Rien. Que du vide.

Pas un seul mot, pas une seule allusion, pas une seule pensée au sujet de la maltraitance envers nos enfants. Rien de rien dans les quatre heures qu’auront duré les débats électoraux. Comme si la fillette de Granby n’avait jamais existé, n’était pas morte aux mains d’adultes dont elle dépendait entièrement dans un cafouillage innommable du système qui avait pour mission de la protéger. Comme si le 29 avril 2019 avait été biffé du calendrier et de notre mémoire collective.

Les candidats et les organisateurs et les animateurs de ces soirées démocratiques charnières ont tourné la page. Pas un mot sur le sort réservé à des milliers de familles vulnérables laissées pour compte par des services de prévention exsangues. Pas un mot non plus sur les impacts de cette désastreuse vacuité préventive sur le bien-être, le développement et la sécurité de dizaines de milliers d’enfants québécois dont les signalements sont retenus à la protection de la jeunesse. Aucune référence, si petite aurait-elle pu être, aux recommandations de la Commission spéciale sur le droit des enfants et la protection de la jeunesse (commission Laurent), alors même que cette commission affirmait que la maltraitance envers nos enfants devait être considérée comme un enjeu majeur de santé publique.

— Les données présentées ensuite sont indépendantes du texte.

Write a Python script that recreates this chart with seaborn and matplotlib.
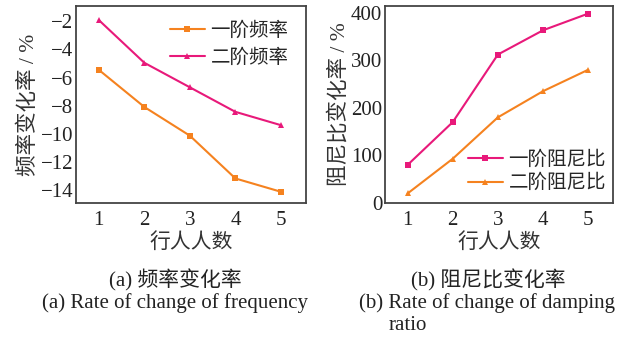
import matplotlib
matplotlib.use("Agg")
import matplotlib.pyplot as plt
import seaborn as sns
import pandas as pd

sns.set_theme(style="white")
FAM = ['Liberation Serif', 'Noto Sans CJK SC']
plt.rcParams['font.family'] = FAM
plt.rcParams['axes.unicode_minus'] = True

people = [1, 2, 3, 4, 5]
freq1 = [-5.45, -8.1, -10.15, -13.2, -14.15]
freq2 = [-1.9, -4.95, -6.7, -8.45, -9.4]
damp1 = [80, 170, 312, 363, 398]
damp2 = [20, 93, 180, 235, 280]

ORANGE = '#F5821F'
PINK = '#E8197A'

fig = plt.figure(figsize=(6.27, 3.38), dpi=100)
W, H = 627, 338
ax1 = fig.add_axes([76 / W, (H - 203) / H, 230 / W, 197 / H])
ax2 = fig.add_axes([385 / W, (H - 203) / H, 228 / W, 197 / H])

df1 = pd.DataFrame({'x': people * 2, 'y': freq1 + freq2,
                    's': ['一阶频率'] * 5 + ['二阶频率'] * 5})
df2 = pd.DataFrame({'x': people * 2, 'y': damp1 + damp2,
                    's': ['一阶阻尼比'] * 5 + ['二阶阻尼比'] * 5})

sns.lineplot(data=df1, x='x', y='y', hue='s', style='s',
             palette=[ORANGE, PINK], markers=['s', '^'], dashes=False,
             markersize=5, markeredgewidth=0, linewidth=1.5, ax=ax1)
sns.lineplot(data=df2, x='x', y='y', hue='s', style='s',
             palette=[PINK, ORANGE], markers=['s', '^'], dashes=False,
             markersize=5, markeredgewidth=0, linewidth=1.5, ax=ax2)

ax1.set_xlim(0.5, 5.55)
ax1.set_ylim(-14.95, -0.9)
ax1.set_yticks([-2, -4, -6, -8, -10, -12, -14])
ax2.set_xlim(0.5, 5.55)
ax2.set_ylim(0, 414)
ax2.set_yticks([0, 100, 200, 300, 400])

for ax in (ax1, ax2):
    ax.set_xticks(people)
    ax.tick_params(direction='in', length=5, width=1, colors='#333333',
                   labelsize=15, labelcolor='#222222')
    ax.tick_params(axis='x', pad=6)
    ax.tick_params(axis='y', pad=2)
    for sp in ax.spines.values():
        sp.set_color('#444444')
        sp.set_linewidth(1.3)
    ax.set_xlabel('行人人数', fontsize=15, color='#333333', labelpad=2)

ax1.set_ylabel('频率变化率 / %', fontsize=15.5, color='#333333', labelpad=1)
ax2.set_ylabel('阻尼比变化率 / %', fontsize=15.5, color='#333333', labelpad=1)

ax1.legend(loc='upper right', bbox_to_anchor=(0.975, 0.98), frameon=False,
           fontsize=14, handlelength=1.8, handletextpad=0.3, borderaxespad=0.2,
           labelspacing=0.45, title=None)
ax2.legend(loc='lower right', bbox_to_anchor=(1.02, -0.005), frameon=False,
           fontsize=14, handlelength=1.8, handletextpad=0.3, borderaxespad=0.2,
           labelspacing=0.25, title=None)

fig.text(175 / W, 1 - 280 / H, '(a) 频率变化率', ha='center', va='center',
         fontsize=15, color='#222222')
fig.text(175 / W, 1 - 303 / H, '(a) Rate of change of frequency', ha='center',
         va='center', fontsize=15, color='#222222')
fig.text(488 / W, 1 - 280 / H, '(b) 阻尼比变化率', ha='center', va='center',
         fontsize=15, color='#222222')
fig.text(359 / W, 1 - 303 / H, '(b) Rate of change of damping', ha='left',
         va='center', fontsize=15, color='#222222')
fig.text(389 / W, 1 - 325 / H, 'ratio', ha='left', va='center',
         fontsize=15, color='#222222')

fig.savefig('out.png', dpi=100)
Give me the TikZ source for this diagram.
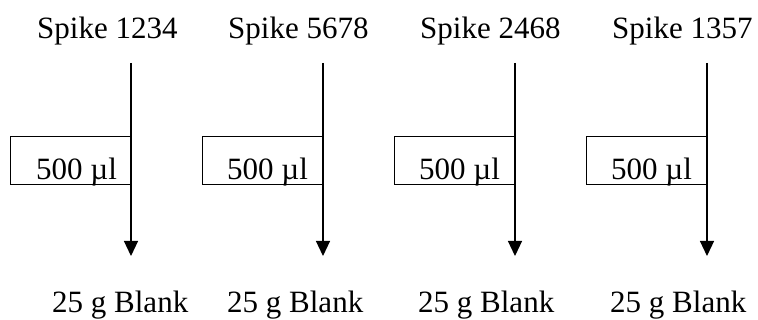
\documentclass[tikz,border=0pt]{standalone}
\usepackage{fontspec}
\setmainfont{Liberation Serif}
\usetikzlibrary{arrows.meta}
\begin{document}
\begin{tikzpicture}[x=1pt,y=-1pt,
  txt/.style={anchor=base west,inner sep=0pt,font=\fontsize{31pt}{37pt}\selectfont},
  volbox/.style={draw,line width=1.2pt,anchor=north east,minimum width=120pt,minimum height=48pt,inner sep=0pt},
  flow/.style={line width=1.2pt,-{Triangle[length=15pt,width=14pt]}}]
\useasboundingbox (0,0) rectangle (758,320);
\foreach \i/\X/\lab/\sx/\bx/\vx in {1/131/1234/37/52/36, 2/323/5678/228/227/227, 3/515/2468/420/418/419, 4/707/1357/612/610/611} {
  \node[txt] (spike\i) at (\sx,39) {Spike \lab};
  \coordinate (top\i) at (\X,63);
  \coordinate (end\i) at (\X,256);
  \node[volbox] (box\i) at (\X,136) {};
  \node[txt] (vol\i) at (\vx,180) {500 µl};
  \node[txt] (blank\i) at (\bx,313) {25 g Blank};
  \draw[flow] (top\i) -- (end\i);
}
\end{tikzpicture}
\end{document}
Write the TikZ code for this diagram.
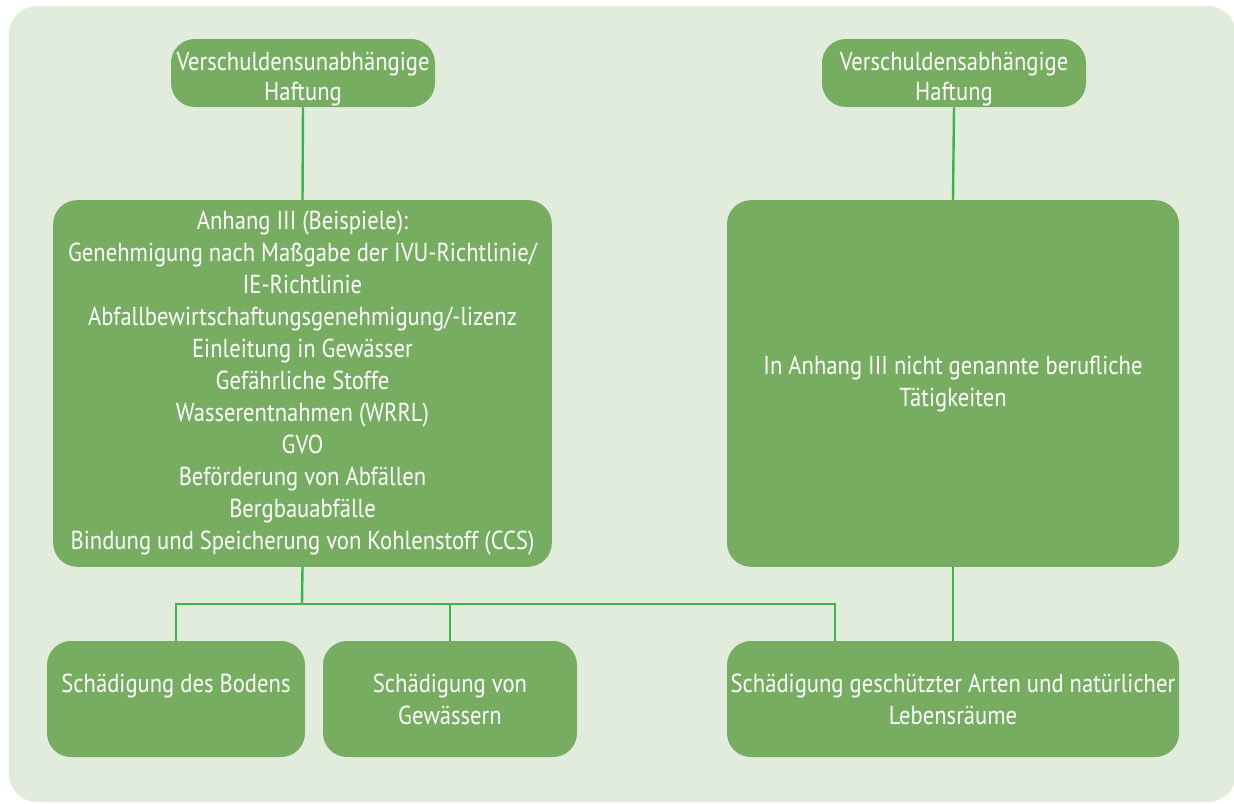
\documentclass[tikz,border=0pt]{standalone}
\usepackage{fontspec}
\setmainfont{PT Sans}[FakeStretch=0.87]
\usetikzlibrary{calc}
\definecolor{panelbg}{HTML}{E1ECDC}
\definecolor{boxgreen}{HTML}{76AD61}
\definecolor{linkgreen}{HTML}{3AB54A}

\begin{document}
\begin{tikzpicture}[x=0.75pt,y=-0.75pt,
  box/.style={fill=boxgreen, text=white, rounded corners=18pt, align=center,
    inner sep=0pt, font=\fontsize{19.5}{24}\selectfont},
  headbox/.style={box, minimum width=198pt, minimum height=51pt, label={[text=white,
    align=center, font=\fontsize{19.5}{23}\selectfont, yshift=-4.5pt]center:#1}},
  link/.style={draw=linkgreen, line width=1.8pt}]
  \useasboundingbox (0,0) rectangle (1234,803);
  \fill[panelbg, rounded corners=21pt] (9,6) rectangle (1236,802);

  % liability types
  \node[headbox={Verschuldensunabhängige\\Haftung}] (strict) at (303,73) {};
  \node[headbox={Verschuldensabhängige\\Haftung}] (fault) at (954,73) {};

  % activities
  \node[box, minimum width=374pt, minimum height=275pt] (annex) at (302.5,383.5)
    {Anhang III (Beispiele):\\Genehmigung nach Maßgabe der IVU-Richtlinie/\\IE-Richtlinie\\
     Abfallbewirtschaftungsgenehmigung/-lizenz\\Einleitung in Gewässer\\Gefährliche Stoffe\\
     Wasserentnahmen (WRRL)\\GVO\\Beförderung von Abfällen\\Bergbauabfälle\\
     Bindung und Speicherung von Kohlenstoff (CCS)};
  \node[box, minimum width=339pt, minimum height=275pt] (other) at (953,383.5)
    {In Anhang III nicht genannte berufliche\\Tätigkeiten};

  % damage types
  \node[box, minimum width=193.5pt, minimum height=87pt] (soil) at (176,699) {Schädigung des Bodens\\\mbox{}};
  \node[box, minimum width=190.5pt, minimum height=87pt] (water) at (450,699) {Schädigung von\\Gewässern};
  \node[box, minimum width=339pt, minimum height=87pt] (species) at (953,699)
    {Schädigung geschützter Arten und natürlicher\\Lebensräume};

  \coordinate (bus) at (302,604);
  \coordinate (speciestap) at ($(species.north west)!0.239!(species.north east)$);
  \draw[link] (strict.south) -- (annex.north);
  \draw[link] (fault.south) -- (other.north);
  \draw[link] (other.south) -- (species.north);
  \draw[link] (annex.south) -- (bus);
  \draw[link] (soil.north) |- (bus) -| (speciestap);
  \draw[link] (water.north) -- (water.north |- bus);
\end{tikzpicture}
\end{document}
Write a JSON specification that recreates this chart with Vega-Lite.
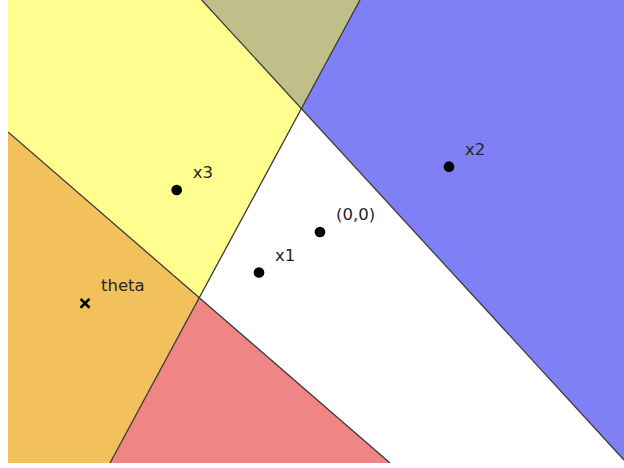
{
  "$schema": "https://vega.github.io/schema/vega-lite/v6.json",
  "width": 616,
  "height": 463,
  "autosize": {"type": "none"},
  "padding": {"left": 8, "top": 0, "right": 0, "bottom": 5},
  "background": "white",
  "config": {"view": {"stroke": null}},
  "datasets": {
    "regions": [
      {"region": "olive", "x": -1.183, "ytop": 2.32, "ybot": 2.32},
      {"region": "olive", "x": -0.185, "ytop": 2.32, "ybot": 1.237},
      {"region": "olive", "x": 0.40, "ytop": 2.32, "ybot": 2.32},
      {"region": "yellow", "x": -3.12, "ytop": 2.32, "ybot": 1.00},
      {"region": "yellow", "x": -1.205, "ytop": 2.32, "ybot": -0.657},
      {"region": "yellow", "x": -1.183, "ytop": 2.32, "ybot": -0.616},
      {"region": "yellow", "x": -0.185, "ytop": 1.237, "ybot": 1.237},
      {"region": "blue", "x": -0.185, "ytop": 1.237, "ybot": 1.237},
      {"region": "blue", "x": 0.40, "ytop": 2.32, "ybot": 0.599},
      {"region": "blue", "x": 3.04, "ytop": 2.32, "ybot": -2.28},
      {"region": "orange", "x": -3.12, "ytop": 1.00, "ybot": -2.31},
      {"region": "orange", "x": -2.10, "ytop": 0.117, "ybot": -2.31},
      {"region": "orange", "x": -1.205, "ytop": -0.657, "ybot": -0.657},
      {"region": "red", "x": -2.10, "ytop": -2.31, "ybot": -2.31},
      {"region": "red", "x": -1.205, "ytop": -0.657, "ybot": -2.31},
      {"region": "red", "x": 0.70, "ytop": -2.31, "ybot": -2.31}
    ],
    "lines": [
      {"x": -1.183, "y": 2.32, "x2": 3.04, "y2": -2.28},
      {"x": 0.40, "y": 2.32, "x2": -2.10, "y2": -2.31},
      {"x": -3.12, "y": 1.00, "x2": 0.70, "y2": -2.31}
    ],
    "points": [
      {"label": "(0,0)", "x": 0.0, "y": 0.0, "kind": "dot"},
      {"label": "x1", "x": -0.61, "y": -0.405, "kind": "dot"},
      {"label": "x2", "x": 1.29, "y": 0.653, "kind": "dot"},
      {"label": "x3", "x": -1.433, "y": 0.42, "kind": "dot"},
      {"label": "theta", "x": -2.35, "y": -0.713, "kind": "cross"}
    ]
  },
  "layer": [
    {
      "data": {"name": "regions"},
      "mark": {"type": "area", "interpolate": "linear", "clip": true},
      "encoding": {
        "x": {"field": "x", "type": "quantitative", "axis": null,
              "scale": {"domain": [-3.12, 3.04], "nice": false, "zero": false}},
        "y": {"field": "ytop", "type": "quantitative", "axis": null, "stack": null,
              "scale": {"domain": [-2.31, 2.32], "nice": false, "zero": false}},
        "y2": {"field": "ybot"},
        "color": {"field": "region", "type": "nominal", "legend": null,
                  "scale": {"domain": ["olive", "yellow", "blue", "orange", "red"],
                            "range": ["#bfbf8a", "#fffe8e", "#7f7ff6", "#f3c15c", "#ef8584"]}}
      }
    },
    {
      "data": {"name": "lines"},
      "mark": {"type": "rule", "color": "#3a3a3a", "strokeWidth": 1.3, "clip": true},
      "encoding": {
        "x": {"field": "x", "type": "quantitative"},
        "y": {"field": "y", "type": "quantitative"},
        "x2": {"field": "x2"},
        "y2": {"field": "y2"}
      }
    },
    {
      "data": {"name": "points"},
      "transform": [{"filter": "datum.kind == 'dot'"}],
      "mark": {"type": "point", "shape": "circle", "filled": true, "color": "black", "size": 115, "opacity": 1},
      "encoding": {
        "x": {"field": "x", "type": "quantitative"},
        "y": {"field": "y", "type": "quantitative"}
      }
    },
    {
      "data": {"name": "points"},
      "transform": [{"filter": "datum.kind == 'cross'"}],
      "mark": {"type": "point", "shape": "M-1,-1L1,1M1,-1L-1,1", "filled": false, "stroke": "black", "strokeWidth": 2.6, "size": 80, "opacity": 1},
      "encoding": {
        "x": {"field": "x", "type": "quantitative"},
        "y": {"field": "y", "type": "quantitative"}
      }
    },
    {
      "data": {"name": "points"},
      "mark": {"type": "text", "align": "left", "baseline": "middle", "dx": 16, "dy": -17, "font": "DejaVu Sans", "fontSize": 16.5, "color": "#262626"},
      "encoding": {
        "x": {"field": "x", "type": "quantitative"},
        "y": {"field": "y", "type": "quantitative"},
        "text": {"field": "label"}
      }
    }
  ]
}
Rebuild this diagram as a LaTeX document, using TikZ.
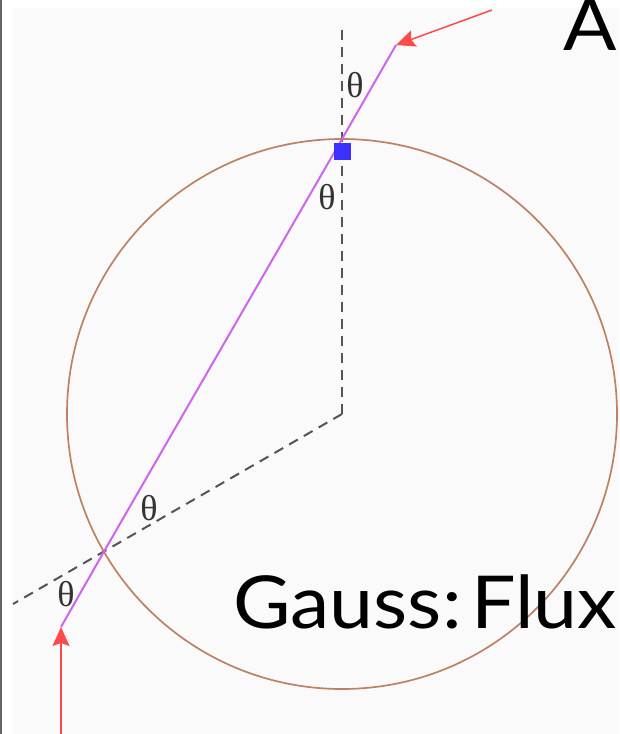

Une mémoire collective défaillante

Au lendemain du 29 avril 2019, j’affirmais sur les ondes de Radio-Canada qu’il y aurait « un avant et un après Granby ». François Legault reprenait la formule la journée même. Nous sentions chez lui, comme dans la population, un élan sincère et une indignation aussi grande que triste devant le drame de cette fillette. « Jamais plus Granby », entendions-nous. Le Québec allait sortir de son déni et se donner les moyens qu’il fallait !

Depuis ce temps, le gouvernement a adopté certaines dispositions pour que le droit des enfants à une vie saine et sûre soit mieux protégé – en réformant la loi sur la protection de la jeunesse, en créant le poste de directeur national de la protection de la jeunesse, en rehaussant l’appui financier aux groupes communautaires, notamment. Mais nombre de questions demeurent auxquelles il aurait été impérieux de confronter les candidats.

Le Québec devrait-il reconnaître la maltraitance comme un enjeu prioritaire de santé publique ? En conséquence, devrait-il fixer un objectif national et des objectifs régionaux mesurables de réduction de la maltraitance envers les enfants sur une durée connue ?

Qui parmi les acteurs régionaux et nationaux devrait être tenu responsable de l’atteinte de ces objectifs ? Le budget en prévention et en services de proximité auprès de nos familles vulnérables devrait-il être rehaussé, et si oui, de combien ? Comment les candidats envisagent-ils d’assurer des services de prévention de qualité offerts selon des normes connues et respectées par tous, et ce, partout au Québec ? Comment mieux soutenir les intervenantes travaillant en prévention et celles œuvrant en protection de la jeunesse ? Que doit-on faire pour éviter de sombrer à nouveau dans le déni et de fermer les yeux jusqu’au prochain Granby ?

Manifestement, il y a plus glamour que la détresse de nos enfants dont le développement et la sécurité sont compromis. Le contraste entre le temps des débats réservé à la question du 3e lien et d’un tunnel à 6 ou 4 voies et l’absence totale de temps consacré au bien-être de nos enfants les plus vulnérables est révélateur. Nous sommes des taupes.